• SHORT PROBLEM:
Leaving out every picture, retype the lines below from the top through the one that contains "(596,1007) rectangle (771,1162);".
- - -
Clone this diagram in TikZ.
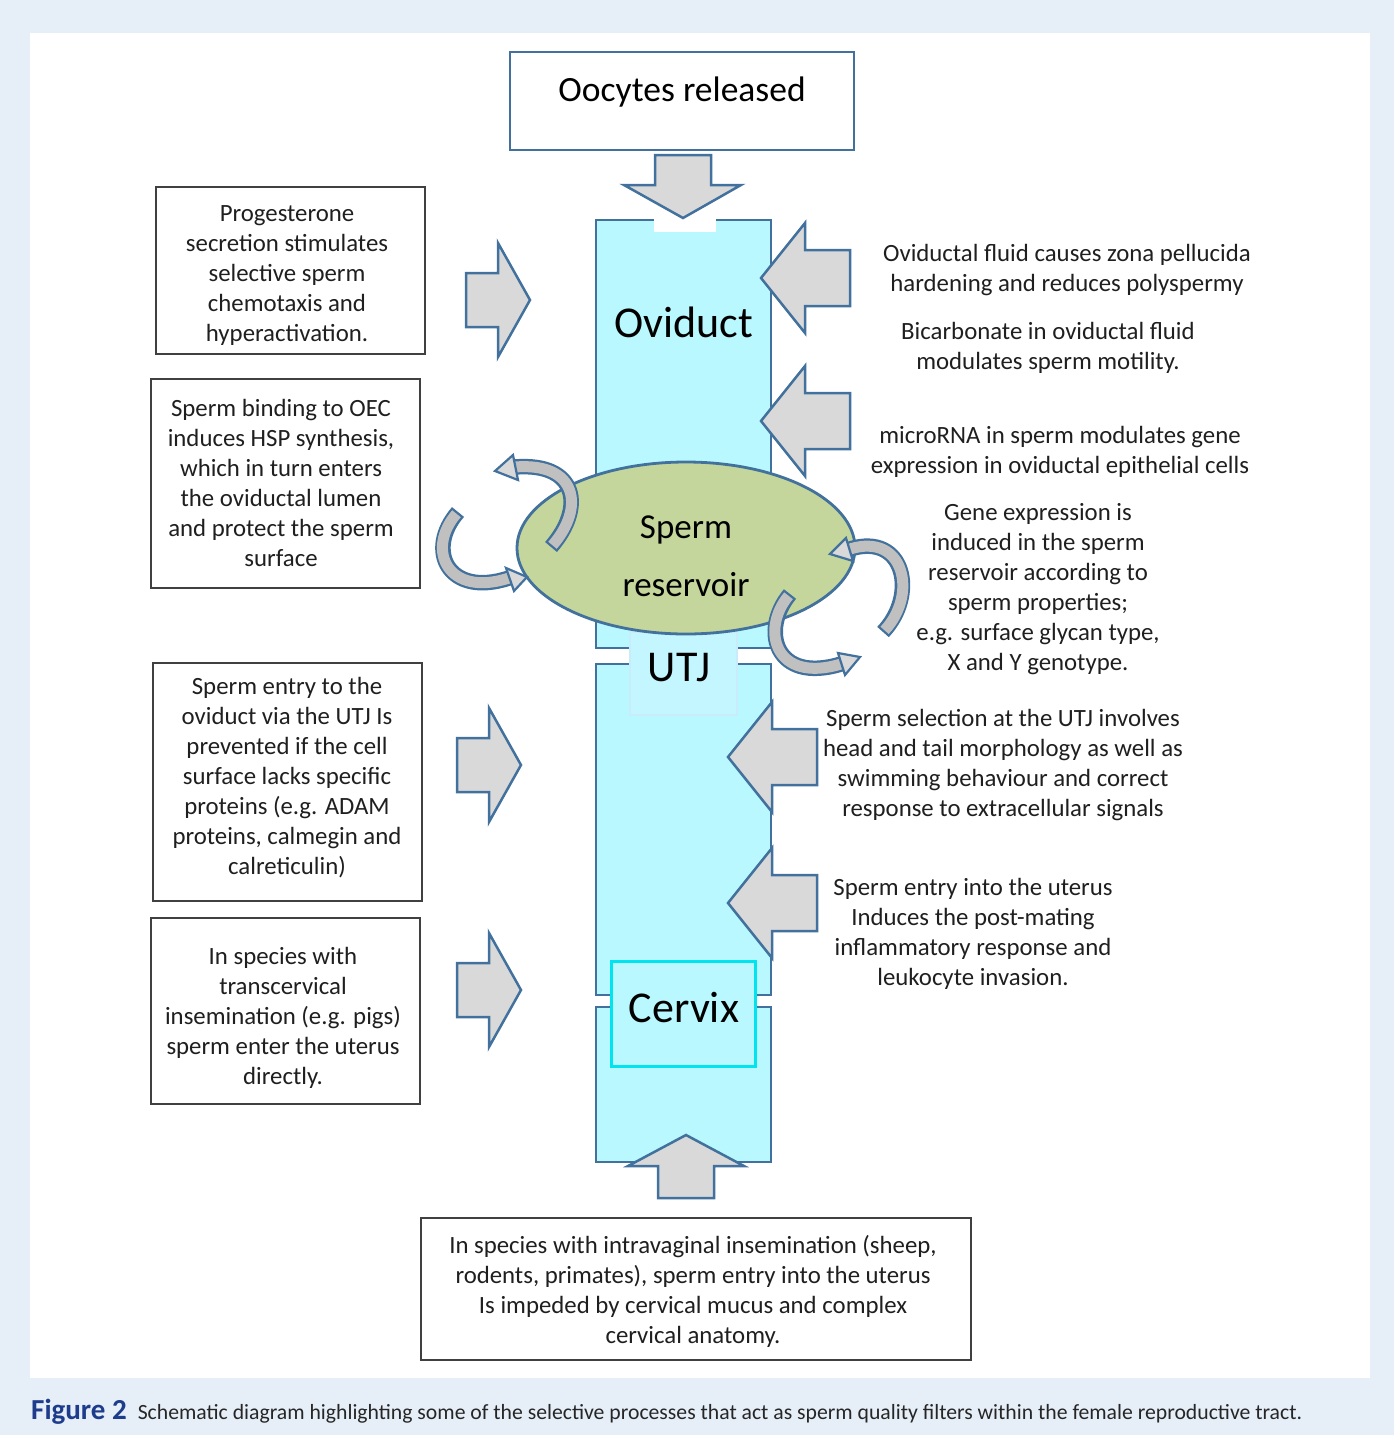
\documentclass[tikz,border=0pt]{standalone}
\usepackage{fontspec}
\setmainfont{Carlito}
\usetikzlibrary{shapes.geometric}
\definecolor{framebg}{RGB}{230,238,248}
\definecolor{edge}{RGB}{65,113,156}
\definecolor{tube}{RGB}{185,248,254}
\definecolor{utjfill}{RGB}{195,246,255}
\definecolor{utjedge}{RGB}{200,236,250}
\definecolor{cyanedge}{RGB}{0,228,240}
\definecolor{resv}{RGB}{196,214,155}
\definecolor{arrowfill}{RGB}{217,217,217}
\definecolor{curvfill}{RGB}{192,192,192}
\definecolor{capblue}{RGB}{30,60,140}
\definecolor{boxline}{RGB}{64,64,64}
\tikzset{
  blockstyle/.style={fill=arrowfill, draw=edge, line width=2.5pt, line join=miter},
  tubeline/.style={draw=edge, line width=2.8pt, line join=miter},
  txtbox/.style={draw=boxline, line width=1.4pt, inner sep=0pt},
  bodytext/.style={align=center, inner sep=0pt, font=\fontsize{24.8}{30}\selectfont, text=black!88},
  rblock/.pic={\filldraw[blockstyle] (-64,-27) -- (-32,-27) -- (-32,-57) -- (0,0) -- (-32,57) -- (-32,27) -- (-64,27) -- cycle;},
  lblock/.pic={\filldraw[blockstyle] (89,-28) -- (44,-28) -- (44,-55) -- (0,0) -- (44,55) -- (44,28) -- (89,28) -- cycle;},
  curvouter/.style={draw=edge, line width=15.5pt, line cap=butt},
  curvinner/.style={draw=curvfill, line width=11pt, line cap=butt, shorten <=2.3pt},
  curvhead/.style={fill=arrowfill, draw=edge, line width=2.2pt, line join=miter},
}
\begin{document}
\begin{tikzpicture}[x=1pt,y=-1pt]
\useasboundingbox (0,0) rectangle (1394,1435);
\fill[framebg] (0,0) rectangle (1394,1435);
\fill[white] (30,33) rectangle (1370,1378);

% tube fills
\fill[tube] (596,220) rectangle (771,648);
\fill[white] (654,217) rectangle (716,232);
\fill[tube] (596,664) rectangle (771,995);
\fill[tube] (596,1007) rectangle (771,1162);

% tube outlines
\draw[tubeline] (654,220) -- (596,220) -- (596,648) -- (630,648);
\draw[tubeline] (716,220) -- (771,220) -- (771,648) -- (737,648);
\draw[tubeline] (630,664) -- (596,664) -- (596,995) -- (611,995);
\draw[tubeline] (737,664) -- (771,664) -- (771,995) -- (755,995);
\draw[tubeline] (611,1007) -- (596,1007) -- (596,1162) -- (771,1162) -- (771,1007) -- (755,1007);

% UTJ and cervix boxes
\node[draw=utjedge, fill=utjfill, line width=1.5pt, minimum width=107, minimum height=83, inner sep=0] (utj) at (683.5,673.5) {};
\node[font=\fontsize{44}{50}\selectfont, inner sep=0] (utjt) at (679,668) {UTJ};
\node[draw=cyanedge, fill=tube, line width=3pt, minimum width=144, minimum height=105, inner sep=0] (cervix) at (683,1013.5) {};
\node[font=\fontsize{44}{50}\selectfont, inner sep=0] (cervixt) at (684,1008) {Cervix};

\node[font=\fontsize{44}{50}\selectfont, inner sep=0] (oviduct) at (684,322) {Oviduct};

% sperm reservoir
\node[ellipse, draw=edge, fill=resv, line width=2.8pt, minimum width=338, minimum height=172, inner sep=0] (res) at (686,548) {};
\node[align=center, inner sep=0, font=\fontsize{35}{58}\selectfont] (rest) at (686,556) {Sperm\\reservoir};

% top box and arrows
\node[draw=edge, line width=2.2pt, minimum width=344, minimum height=98, inner sep=0] (oocyte) at (682,101) {};
\node[font=\fontsize{35.5}{40}\selectfont, inner sep=0] (oocytet) at (682,92) {Oocytes released};
\filldraw[blockstyle] (655,155) -- (711,155) -- (711,185) -- (741,185) -- (683,218) -- (624,185) -- (655,185) -- cycle;
\filldraw[blockstyle] (658,1198) -- (714,1198) -- (714,1166) -- (744,1166) -- (686,1135) -- (628,1166) -- (658,1166) -- cycle;

% left side block arrows
\pic at (530,300) {rblock};
\pic at (521,765) {rblock};
\pic at (521,990) {rblock};
% right side block arrows
\pic at (761,278) {lblock};
\pic at (761,421) {lblock};
\pic at (728,757) {lblock};
\pic at (728,903) {lblock};

% curved arrows around reservoir
\coordinate (c1a) at (551,547);
\coordinate (c1b) at (515,467);
\draw[curvouter] (c1a) .. controls (585,508) and (578,462) .. (c1b);
\draw[curvinner] (c1a) .. controls (585,508) and (578,462) .. (c1b);
\filldraw[curvhead] (513,455) -- (495,471) -- (518,480) -- cycle;

\coordinate (c2a) at (458,512);
\coordinate (c2b) at (509,578);
\draw[curvouter] (c2a) .. controls (425,550) and (448,598) .. (c2b);
\draw[curvinner] (c2a) .. controls (425,550) and (448,598) .. (c2b);
\filldraw[curvhead] (506,568) -- (527,577) -- (514,591) -- cycle;

\coordinate (c3a) at (883,632);
\coordinate (c3b) at (850,549);
\draw[curvouter] (c3a) .. controls (918,595) and (905,532) .. (c3b);
\draw[curvinner] (c3a) .. controls (918,595) and (905,532) .. (c3b);
\filldraw[curvhead] (846,538) -- (830,554) -- (853,561) -- cycle;

\coordinate (c4a) at (790,594);
\coordinate (c4b) at (841,664);
\draw[curvouter] (c4a) .. controls (760,630) and (775,684) .. (c4b);
\draw[curvinner] (c4a) .. controls (760,630) and (775,684) .. (c4b);
\filldraw[curvhead] (838,653) -- (860,657) -- (845,675) -- cycle;

% left boxes
\node[txtbox, minimum width=269, minimum height=167] (b1) at (290.5,270.5) {};
\node[bodytext] (t1) at (287,276) {Progesterone\\secretion stimulates\\selective sperm\\chemotaxis and\\hyperactivation.};
\node[txtbox, minimum width=269, minimum height=209] (b2) at (285.5,483.5) {};
\node[bodytext] (t2) at (281,483) {Sperm binding to OEC\\induces HSP synthesis,\\which in turn enters\\the oviductal lumen\\and protect the sperm\\surface};
\node[txtbox, minimum width=269, minimum height=238] (b3) at (287.5,782) {};
\node[bodytext] (t3) at (287,778) {Sperm entry to the\\oviduct via the UTJ Is\\prevented if the cell\\surface lacks specific\\proteins (e.g. ADAM\\proteins, calmegin and\\calreticulin)};
\node[txtbox, minimum width=269, minimum height=186] (b4) at (285.5,1011) {};
\node[bodytext] (t4) at (283,1018) {In species with\\transcervical\\insemination (e.g. pigs)\\sperm enter the uterus\\directly.};
\node[txtbox, minimum width=550, minimum height=142] (b5) at (696,1289) {};
\node[bodytext] (t5) at (693,1291) {In species with intravaginal insemination (sheep,\\rodents, primates), sperm entry into the uterus\\Is impeded by cervical mucus and complex\\cervical anatomy.};

% right texts
\node[bodytext] (r1) at (1067,270) {Oviductal fluid causes zona pellucida\\hardening and reduces polyspermy};
\node[bodytext] (r2) at (1048,348) {Bicarbonate in oviductal fluid\\modulates sperm motility.};
\node[bodytext] (r3) at (1060,452) {microRNA in sperm modulates gene\\expression in oviductal epithelial cells};
\node[bodytext] (r4) at (1038,589) {Gene expression is\\induced in the sperm\\reservoir according to\\sperm properties;\\e.g. surface glycan type,\\X and Y genotype.};
\node[bodytext] (r5) at (1003,765) {Sperm selection at the UTJ involves\\head and tail morphology as well as\\swimming behaviour and correct\\response to extracellular signals};
\node[bodytext] (r6) at (973,934) {Sperm entry into the uterus\\Induces the post-mating\\inflammatory response and\\leukocyte invasion.};

% caption
\node[anchor=base west, inner sep=0] (cap) at (31,1419) {\fontsize{29}{32}\selectfont\bfseries\color{capblue}Figure 2\hspace{11pt}\mdseries\color{black!85}\fontsize{21.7}{26}\selectfont Schematic diagram highlighting some of the selective processes that act as sperm quality filters within the female reproductive tract.};
\end{tikzpicture}
\end{document}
- - -
• TASK RESULT:
Clone this diagram in TikZ.
\documentclass[tikz,border=0pt]{standalone}
\usepackage{fontspec}
\setmainfont{Carlito}
\usetikzlibrary{shapes.geometric}
\definecolor{framebg}{RGB}{230,238,248}
\definecolor{edge}{RGB}{65,113,156}
\definecolor{tube}{RGB}{185,248,254}
\definecolor{utjfill}{RGB}{195,246,255}
\definecolor{utjedge}{RGB}{200,236,250}
\definecolor{cyanedge}{RGB}{0,228,240}
\definecolor{resv}{RGB}{196,214,155}
\definecolor{arrowfill}{RGB}{217,217,217}
\definecolor{curvfill}{RGB}{192,192,192}
\definecolor{capblue}{RGB}{30,60,140}
\definecolor{boxline}{RGB}{64,64,64}
\tikzset{
  blockstyle/.style={fill=arrowfill, draw=edge, line width=2.5pt, line join=miter},
  tubeline/.style={draw=edge, line width=2.8pt, line join=miter},
  txtbox/.style={draw=boxline, line width=1.4pt, inner sep=0pt},
  bodytext/.style={align=center, inner sep=0pt, font=\fontsize{24.8}{30}\selectfont, text=black!88},
  rblock/.pic={\filldraw[blockstyle] (-64,-27) -- (-32,-27) -- (-32,-57) -- (0,0) -- (-32,57) -- (-32,27) -- (-64,27) -- cycle;},
  lblock/.pic={\filldraw[blockstyle] (89,-28) -- (44,-28) -- (44,-55) -- (0,0) -- (44,55) -- (44,28) -- (89,28) -- cycle;},
  curvouter/.style={draw=edge, line width=15.5pt, line cap=butt},
  curvinner/.style={draw=curvfill, line width=11pt, line cap=butt, shorten <=2.3pt},
  curvhead/.style={fill=arrowfill, draw=edge, line width=2.2pt, line join=miter},
}
\begin{document}
\begin{tikzpicture}[x=1pt,y=-1pt]
\useasboundingbox (0,0) rectangle (1394,1435);
\fill[framebg] (0,0) rectangle (1394,1435);
\fill[white] (30,33) rectangle (1370,1378);

% tube fills
\fill[tube] (596,220) rectangle (771,648);
\fill[white] (654,217) rectangle (716,232);
\fill[tube] (596,664) rectangle (771,995);
\fill[tube] (596,1007) rectangle (771,1162);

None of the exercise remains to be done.